Friday, December 11, 2009

Silly rejections


I just read the form submission I got on my story, Theft of the Seventh Chakra, and the editor took the time to print a note: "Don't skip extra lines between paragraphs." I'm pleased he took the time from his busy schedule to jot down that note -- and sign it -- but he's wrong. There are times when you skip an extra line between paragraphs, but he obviously missed it.

When you are changing points of view, narrators, chapters in a long short story, and denote a time or scene change, you use an extra line between paragraphs. Since the only extra line in my story is between the body of the story and the ending when the main character is dead and the point of view is no longer first person singular, that tells me he at least read the whole story. To pick out that one "mistake" and make a note of it makes me wonder if he was looking for an excuse to reject the story. That's the thing about rejections, as I've told many beginning writers anguishing over rejections, they are completely subjective and sometimes silly.

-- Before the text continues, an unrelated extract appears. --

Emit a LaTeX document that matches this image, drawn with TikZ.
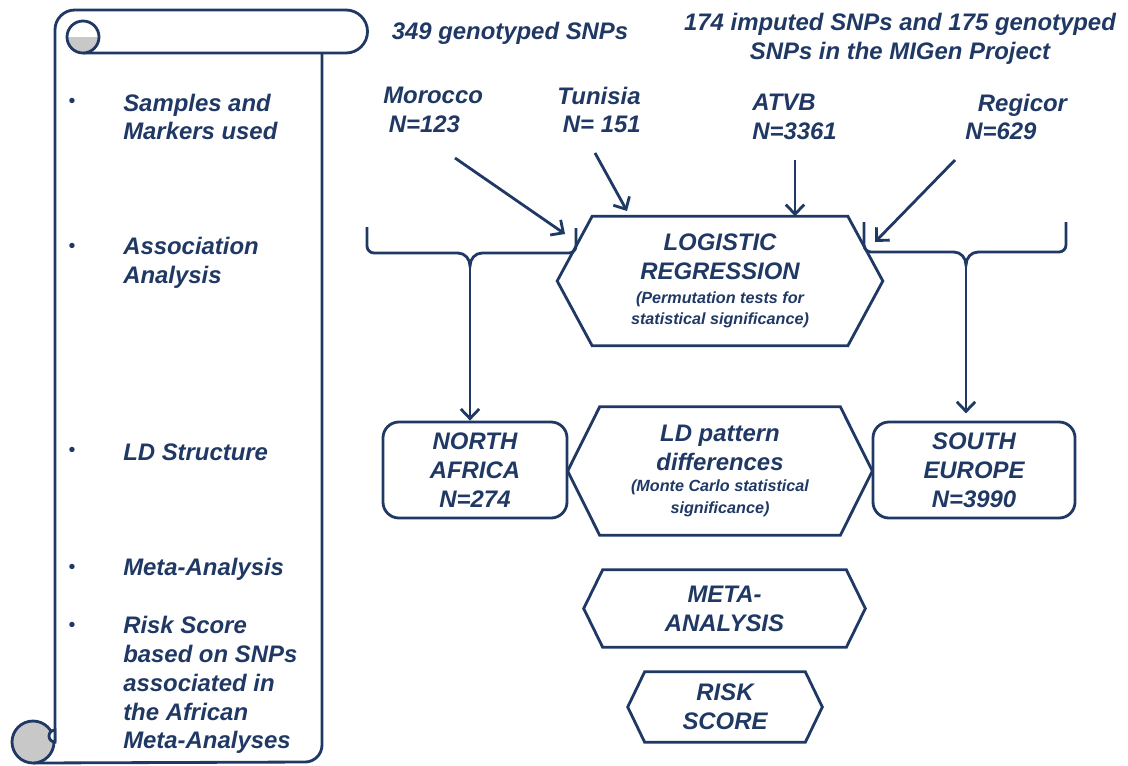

Editors are just people and they are subject to the same stresses, prejudices and moods as the rest of humanity, although there are some people who would argue that editors are people or even human. Some editors look for a reason to reject a story, like one editor who boasted she had read over 500 stories during the year and found only two worth publishing. She threw out stories when a word was misspelled or a sentence incorrectly published and rejected several stories because the grammar was incorrect. Her rejections had nothing to do with the stories and everything to do with feeling the need to reject everything that came across her desk. It happens. Editors can be very petty and mean. Not all editors are petty and mean every day; sometimes they're just having a bad day. As one friend said this morning when we discussed rejections, an editor can wake up in the morning and decide the minute they put their feet on the floor that they're going to reject everything that comes from a female writer. I'll just add that sometimes an editor will reject everything by writers whose names begin with a specific letter of the alphabet.

"Today I'll reject every writer whose name begins with C." The editor smiles and goes about his work.

Being an editor is hard work, especially when wading through a mountainous slush pile with stories that are unbelievably bad. It's like standing in a perfume shop assaulted by a thousand different smells and having to pick one scent out of the sensory avalanche of smells. Sometimes an editor misses the good ones because there have been so many bad ones that the eyes are swimming and slightly unfocused and the feeling of hope is a far distant dream.

The whole point of this informational rant is that rejection isn't personal 99.9% of the time and it is subjective 99.9% of the time. The only remedy for rejection is to send the story to another magazine or publisher or editor and keep sending it out until you sell it. Keep the work in play, especially if the comments are generic or are silly, like not skipping an extra line between a change of time, point of view, scene, character or chapter.

Maybe if I had used three asterisks between the story and the ending, the editor would have figured out the point of view change and understood the extra line -- or not. My story is going out in the mail this afternoon. I don't take silly comments seriously. Neither should you.